• [ENTRIES SHOWN]:
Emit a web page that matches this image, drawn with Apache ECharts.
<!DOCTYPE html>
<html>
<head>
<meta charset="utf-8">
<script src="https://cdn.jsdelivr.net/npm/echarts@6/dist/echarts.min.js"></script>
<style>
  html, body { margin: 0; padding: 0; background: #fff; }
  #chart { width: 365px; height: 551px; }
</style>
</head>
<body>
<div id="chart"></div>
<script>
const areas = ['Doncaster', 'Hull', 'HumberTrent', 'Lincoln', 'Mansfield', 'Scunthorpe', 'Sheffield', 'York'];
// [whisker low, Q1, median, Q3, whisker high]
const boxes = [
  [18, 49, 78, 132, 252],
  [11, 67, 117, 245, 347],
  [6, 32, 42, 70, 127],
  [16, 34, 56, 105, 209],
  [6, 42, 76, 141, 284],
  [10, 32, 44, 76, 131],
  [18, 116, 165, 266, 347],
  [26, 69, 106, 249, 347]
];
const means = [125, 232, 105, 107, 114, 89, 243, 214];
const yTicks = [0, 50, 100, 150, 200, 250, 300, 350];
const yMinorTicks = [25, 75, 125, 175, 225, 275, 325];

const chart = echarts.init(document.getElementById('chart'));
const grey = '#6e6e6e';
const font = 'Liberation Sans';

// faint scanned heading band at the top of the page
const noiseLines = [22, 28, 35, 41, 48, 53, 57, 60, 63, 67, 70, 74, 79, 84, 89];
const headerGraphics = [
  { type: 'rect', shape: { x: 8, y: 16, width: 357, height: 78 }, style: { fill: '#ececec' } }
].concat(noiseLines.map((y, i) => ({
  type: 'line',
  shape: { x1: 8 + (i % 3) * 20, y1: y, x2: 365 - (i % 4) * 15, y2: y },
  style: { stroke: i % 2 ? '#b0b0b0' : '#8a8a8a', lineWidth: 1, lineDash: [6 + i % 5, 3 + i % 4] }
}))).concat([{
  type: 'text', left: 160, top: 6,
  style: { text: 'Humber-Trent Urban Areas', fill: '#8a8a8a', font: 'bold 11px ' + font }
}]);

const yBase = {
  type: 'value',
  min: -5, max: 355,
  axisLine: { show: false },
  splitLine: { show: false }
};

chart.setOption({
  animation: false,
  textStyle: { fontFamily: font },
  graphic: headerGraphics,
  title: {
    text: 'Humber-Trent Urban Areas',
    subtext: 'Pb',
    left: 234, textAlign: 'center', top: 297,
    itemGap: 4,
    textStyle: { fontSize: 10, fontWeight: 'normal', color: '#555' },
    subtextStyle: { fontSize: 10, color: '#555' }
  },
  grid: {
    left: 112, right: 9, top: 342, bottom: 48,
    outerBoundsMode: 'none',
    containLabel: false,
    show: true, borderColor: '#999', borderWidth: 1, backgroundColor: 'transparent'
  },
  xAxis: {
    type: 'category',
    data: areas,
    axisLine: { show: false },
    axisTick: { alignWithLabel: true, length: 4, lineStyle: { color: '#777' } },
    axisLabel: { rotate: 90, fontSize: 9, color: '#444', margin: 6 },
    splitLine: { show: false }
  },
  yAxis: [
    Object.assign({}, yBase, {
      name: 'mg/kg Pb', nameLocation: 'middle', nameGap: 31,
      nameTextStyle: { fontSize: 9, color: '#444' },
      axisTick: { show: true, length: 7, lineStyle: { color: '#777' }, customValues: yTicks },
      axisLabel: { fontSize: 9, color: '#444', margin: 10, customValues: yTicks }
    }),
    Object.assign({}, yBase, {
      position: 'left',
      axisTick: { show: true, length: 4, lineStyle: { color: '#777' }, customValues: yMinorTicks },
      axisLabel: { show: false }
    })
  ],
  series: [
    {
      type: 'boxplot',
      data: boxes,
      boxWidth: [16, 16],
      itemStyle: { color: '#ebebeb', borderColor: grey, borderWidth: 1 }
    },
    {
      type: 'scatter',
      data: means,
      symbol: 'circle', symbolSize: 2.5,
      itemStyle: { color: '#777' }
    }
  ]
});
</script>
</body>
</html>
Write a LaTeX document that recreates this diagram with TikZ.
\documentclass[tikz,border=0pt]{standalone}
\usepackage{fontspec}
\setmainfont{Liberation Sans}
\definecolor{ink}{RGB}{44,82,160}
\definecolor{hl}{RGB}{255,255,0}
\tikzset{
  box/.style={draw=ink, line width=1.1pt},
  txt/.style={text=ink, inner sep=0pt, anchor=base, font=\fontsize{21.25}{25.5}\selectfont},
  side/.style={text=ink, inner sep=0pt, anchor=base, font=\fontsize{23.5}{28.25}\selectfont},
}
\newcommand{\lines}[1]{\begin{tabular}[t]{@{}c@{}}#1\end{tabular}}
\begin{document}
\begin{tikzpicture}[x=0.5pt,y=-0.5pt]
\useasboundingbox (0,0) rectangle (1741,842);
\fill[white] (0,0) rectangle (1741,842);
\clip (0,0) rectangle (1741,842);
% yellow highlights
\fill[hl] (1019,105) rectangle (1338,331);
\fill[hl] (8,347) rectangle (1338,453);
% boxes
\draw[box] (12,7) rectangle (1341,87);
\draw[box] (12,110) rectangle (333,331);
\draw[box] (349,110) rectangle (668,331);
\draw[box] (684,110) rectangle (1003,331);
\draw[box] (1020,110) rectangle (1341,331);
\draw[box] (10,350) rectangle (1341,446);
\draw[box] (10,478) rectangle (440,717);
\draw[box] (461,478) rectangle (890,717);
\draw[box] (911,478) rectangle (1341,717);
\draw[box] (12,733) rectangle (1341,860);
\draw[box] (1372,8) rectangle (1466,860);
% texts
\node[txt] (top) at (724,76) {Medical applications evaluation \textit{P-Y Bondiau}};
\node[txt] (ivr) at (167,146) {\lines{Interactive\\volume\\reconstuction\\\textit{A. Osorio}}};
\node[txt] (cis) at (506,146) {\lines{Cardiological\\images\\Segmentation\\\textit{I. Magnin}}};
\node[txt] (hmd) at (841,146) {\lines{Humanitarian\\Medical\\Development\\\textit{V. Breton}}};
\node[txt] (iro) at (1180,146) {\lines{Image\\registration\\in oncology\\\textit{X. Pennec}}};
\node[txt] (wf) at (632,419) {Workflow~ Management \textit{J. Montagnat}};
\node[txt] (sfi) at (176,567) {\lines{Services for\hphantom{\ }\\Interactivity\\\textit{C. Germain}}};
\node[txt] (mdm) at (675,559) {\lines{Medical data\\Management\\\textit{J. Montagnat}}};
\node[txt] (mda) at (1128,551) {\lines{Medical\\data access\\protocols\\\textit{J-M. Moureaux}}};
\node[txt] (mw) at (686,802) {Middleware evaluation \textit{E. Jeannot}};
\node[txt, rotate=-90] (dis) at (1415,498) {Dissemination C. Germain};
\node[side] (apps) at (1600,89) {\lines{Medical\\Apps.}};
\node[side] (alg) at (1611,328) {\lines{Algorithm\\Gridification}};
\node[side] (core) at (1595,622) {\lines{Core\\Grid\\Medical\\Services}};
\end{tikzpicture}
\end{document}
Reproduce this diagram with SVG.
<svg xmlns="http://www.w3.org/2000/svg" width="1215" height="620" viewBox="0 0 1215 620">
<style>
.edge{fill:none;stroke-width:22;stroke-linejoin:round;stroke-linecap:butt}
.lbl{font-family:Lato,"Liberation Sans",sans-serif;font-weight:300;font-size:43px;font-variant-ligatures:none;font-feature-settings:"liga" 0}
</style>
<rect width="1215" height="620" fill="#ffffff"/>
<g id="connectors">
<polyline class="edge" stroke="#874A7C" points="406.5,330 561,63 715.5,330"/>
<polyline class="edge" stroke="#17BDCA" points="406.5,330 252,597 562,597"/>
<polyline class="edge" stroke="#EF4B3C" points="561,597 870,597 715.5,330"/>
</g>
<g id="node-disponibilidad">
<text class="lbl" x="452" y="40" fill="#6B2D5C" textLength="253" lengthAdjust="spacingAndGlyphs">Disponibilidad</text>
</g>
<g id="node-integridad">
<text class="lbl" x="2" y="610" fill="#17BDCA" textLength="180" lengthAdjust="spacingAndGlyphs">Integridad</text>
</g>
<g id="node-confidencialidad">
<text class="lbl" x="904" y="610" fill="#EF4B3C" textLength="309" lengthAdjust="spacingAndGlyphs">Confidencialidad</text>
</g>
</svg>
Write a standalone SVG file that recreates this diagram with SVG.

• [YOUR GOAL]: Pick out each line containing the string "standalone" and copy it.

• [CORRECT RESULT]:
\documentclass[tikz,border=0pt]{standalone}
Write a standalone SVG file that recreates this diagram with SVG.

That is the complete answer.